Let’s get the positives out of the way. First of all, Peter Dinklage, as you would expect, is very good in Cyrano. What he has to work with is not great, and he hardly has the chance to prove himself as the next musical star, but his obvious skill as a performer works out in the film’s favour. Joe Wright (working with frequent cinematographer Seamus McGarvey) is a competent visualist, and the production design is what you would expect. It all looks fancy and though it lacks originality, visually speaking, it certainly sits handsomely on the screen. Wright is good at fussiness and formality, and this conveys itself well. As a technician, he’s a safe pair of hands, especially for this kind of period picture, and the result is favourable.

This aside, Cyrano just doesn’t really work. It is an adaptation of a stage musical, itself an adaptation of the classic work, and (without experience with the show) it is hard to say whether its failings are unique to the film. As a musical, it feels filmic rather than stagey (a plus point) but it doesn’t feel like a particularly good film musical. The songs are uniformly uninteresting and a few of them are laughable, influenced further by their staging. Haley Bennett’s Roxanne rolling around on a bed in excitement over a letter is notably hilarious (it shouldn’t be, it is framed and edited so as to be ‘sensual’, the result is ridiculous); a late stage number (again about letters) just introduces a bunch of new characters who vaguely sing, in very forced rhymes, about the loved ones they have left behind due to war. The impact of this latter number is supposed to be deeply emotive, the actual resonance is one of confusion. Speaking of confusion, an early number pushes into the Hamiltonification of musicals, so to speak, where Dinklage gets a go at a pseudo rap battle, a style one scene commits to but that the film never returns to (the result being one odd moment). It is also the worst offender for the cringeworthy lyricism: Dinklage verbally sparring while actually sparring (with a sword) is overkill.

But that’s the film: overkill. Perhaps overwrought is better. Everything is dialled way up to the extent that nothing really impacts (a lot of it being accidentally, and inappropriately, funny, including the very final moment). We run at pace through a lot of narrative, with a variety of conflicting characters, and never really get any grounding for any of them. Roxanne is there to be pretty and to be the object of affection. She loves a man, Kelvin Harrison Jr.’s de Neuvillette and we have to believe her because she says she does. She sees him once, you see, as in literally glances at him, and that is the foundation for a film long infatuation. It is an inherited plot point from a classic source, but that doesn’t mean it is done well. This is where Dinklage’s Cyrano gets involved, he loves Roxanne also (we know he does because he says it) but sees himself as unlovable. Traditionally, Cyrano is supposed to have an exaggerated nose, here the nose is Dinklage’s regular nose. This isn’t the reason for him feeling unlovable, that is shifted to Dinklage’s stature. It is an interesting way of framing the narrative and gives it some impact, but this isn’t helped by a wider sense of artificiality. This one divergence is the only interesting touch and it is not allowed to have much impact, nor dealt with any interesting way.

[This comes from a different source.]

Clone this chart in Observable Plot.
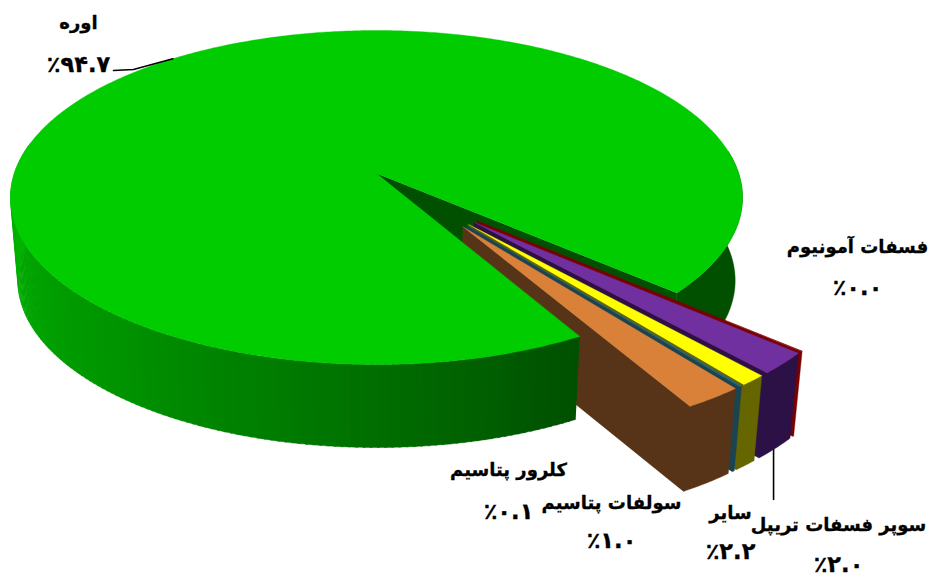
<!DOCTYPE html>
<html><head><meta charset="utf-8">
<script src="https://cdn.jsdelivr.net/npm/d3@7"></script>
<script src="https://cdn.jsdelivr.net/npm/@observablehq/plot@0.6"></script>
<style>html,body{margin:0;padding:0;background:#fff}svg{display:block}</style>
</head><body><div id="chart"></div>
<script>
// Data, in drawing order clockwise from the start of the big slice
const names = ["اوره","فسفات آمونیوم","سوپر فسفات تریپل","سولفات پتاسیم","کلرور پتاسیم","سایر"];
const shares = [94.7,0.04,2.0,1.0,0.1,2.2];

// Styles
const topColors = ["#00cc00","#800000","#7030a0","#ffff00","#2a6478","#d98039"];
const wallColors = ["#005000","#7a0000","#2c1147","#666600","#1c4450","#573418"];
const leftWallRamp = ["#005000","#007400","#009400","#00b400"];

// Layout of the labels (centre x, name baseline y, value baseline y)
const labelX = [78,857,838,611,508,730];
const nameY = [28,252,530,508,475,518];
const valueY = [71,294,571,547,518,558];

// Pseudo-3D projection of the unit disc
const startAngle = 60.6, explode = 0.385, spread = 0.5, explodeDir = 51, depth = 83, sliceDepth = 85, shrink = 0.98;
const c = -0.1437, a = 138.7, k = 362.2, cx = 376, apexY = 173;
function project(u, v, low, d) {
  const w = 1 + c * v;
  let x = cx + k * u / w, y = (a * v + apexY) / w;
  if (low) { x = cx + (x - cx) * shrink; y += d; }
  return [x, y];
}
const rad = deg => deg * Math.PI / 180;
const total = d3.sum(shares);
let cur = startAngle;
const slices = shares.map((s, i) => {
  const a0 = cur, a1 = cur + s * 360 / total; cur = a1;
  const mid = (a0 + a1) / 2;
  const dir = explodeDir + ((mid % 360) - explodeDir) * spread;
  const e = i === 0 ? 0 : explode;
  return {i, a0, a1, ox: e * Math.cos(rad(dir)), oy: e * Math.sin(rad(dir)), d: i === 0 ? depth : sliceDepth};
});
const rows = [];
let pid = 0;
function poly(points, color) {
  const id = pid++;
  for (const [x, y] of points) rows.push({id, x, y, color});
}
const rim = (s, deg, low) => project(s.ox + Math.cos(rad(deg)), s.oy + Math.sin(rad(deg)), low, s.d);
const hub = (s, low) => project(s.ox, s.oy, low, s.d);
const arc = (s, d0, d1, low) => {
  const n = Math.max(2, Math.ceil(Math.abs(d1 - d0) * 2));
  return d3.range(n + 1).map(j => rim(s, d0 + (d1 - d0) * j / n, low));
};

// Main slice, parts behind the exploded slices
const g = slices[0];
const endA = g.a1 - 360;
poly([...arc(g, -8, endA, false), ...arc(g, -8, endA, true).reverse()], wallColors[0]);
poly([hub(g,false), rim(g,endA,false), rim(g,endA,true), hub(g,true)], wallColors[0]);

// Leader lines start on the rim of their slices
const leaders = [
  {from: rim(g, 231.3, false), via: [133, 69], to: [113, 70]},
  {from: rim(slices[2], (slices[2].a0 + slices[2].a1) / 2 + 0.4, true), to: [0, 499]}
];
leaders[1].to[0] = leaders[1].from[0];
const leaderRows = leaders.flatMap((l, id) =>
  [l.from, ...(l.via ? [l.via] : []), l.to].map(([x, y]) => ({id, x, y})));

// Exploded slices, back to front
for (const s of slices.slice(1)) {
  poly([hub(s,false), ...arc(s, s.a1, s.a0, false), ...arc(s, s.a0, s.a1, true), hub(s,true)], wallColors[s.i]);
  poly([hub(s,false), ...arc(s, s.a0, s.a1, false)], topColors[s.i]);
}

// Main slice, front wall and top are in front of the exploded slices' roots
const ramp = d3.scaleLinear().domain([60.6, 95, 130, 180]).range(leftWallRamp).clamp(true);
for (let d = g.a0; d < 190; d += 1) {
  poly([...arc(g, d, d + 1.3, false), ...arc(g, d, d + 1.3, true).reverse()], ramp(d));
}
poly([hub(g,false), ...arc(g, g.a0, g.a1, false)], topColors[0]);

const fa = n => n.toFixed(1).replace(/\d/g, d => "۰۱۲۳۴۵۶۷۸۹"[d]);
const labels = names.map((name, i) => ({name, value: "٪" + fa(shares[i]), x: labelX[i], ny: nameY[i], vy: valueY[i]}));

const font = "DejaVu Sans";
document.getElementById("chart").append(Plot.plot({
  width: 930, height: 580, margin: 0,
  x: {domain: [0, 930], range: [0, 930], axis: null},
  y: {domain: [0, 580], range: [0, 580], axis: null},
  color: {type: "identity"},
  marks: [
    Plot.line(leaderRows.filter(d => d.id === 1), {x: "x", y: "y", stroke: "#000", strokeWidth: 1.6}),
    Plot.line(rows, {x: "x", y: "y", z: "id", fill: "color", stroke: "color", strokeWidth: 0.4}),
    Plot.line(leaderRows.filter(d => d.id === 0), {x: "x", y: "y", stroke: "#000", strokeWidth: 1.6}),
    Plot.text(labels, {x: "x", y: "ny", text: "name", fontFamily: font, fontWeight: "bold", fontSize: 18, fill: "#000", stroke: "#000", strokeWidth: 0.3, lineAnchor: "bottom"}),
    Plot.text(labels, {x: "x", y: "vy", text: "value", fontFamily: font, fontWeight: "bold", fontSize: 22.5, fill: "#000", stroke: "#000", strokeWidth: 0.3, lineAnchor: "bottom"})
  ]
}));
</script></body></html>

A lot of this comes down to the central conflicts feeling under justified. We burst through incidents and plot points, as mentioned, and have so little traction. Characters don’t have enough definitional moments on screen to be characters and occasionally they sing, mostly they don’t. The moments of singing are sporadic, random even. Plotting duties are unevenly handled: a lot of it is handled through song (and the songs aren’t good enough for this) but then a lot of it that feels like it merits a song isn’t given one. Outside of this, the film functions in large exposition drops, especially at the start and end, that are incredibly clunky. The whole affair doesn’t fit together very well, the overwhelming issue is that every plot point or character moment feels only there to tick off obligations to the source. Nothing feels internally justified: I don’t believe in any of the relationships, characters or their actions. Everybody is so clearly obeying a structure, a script, and this saps the film of energy and joy.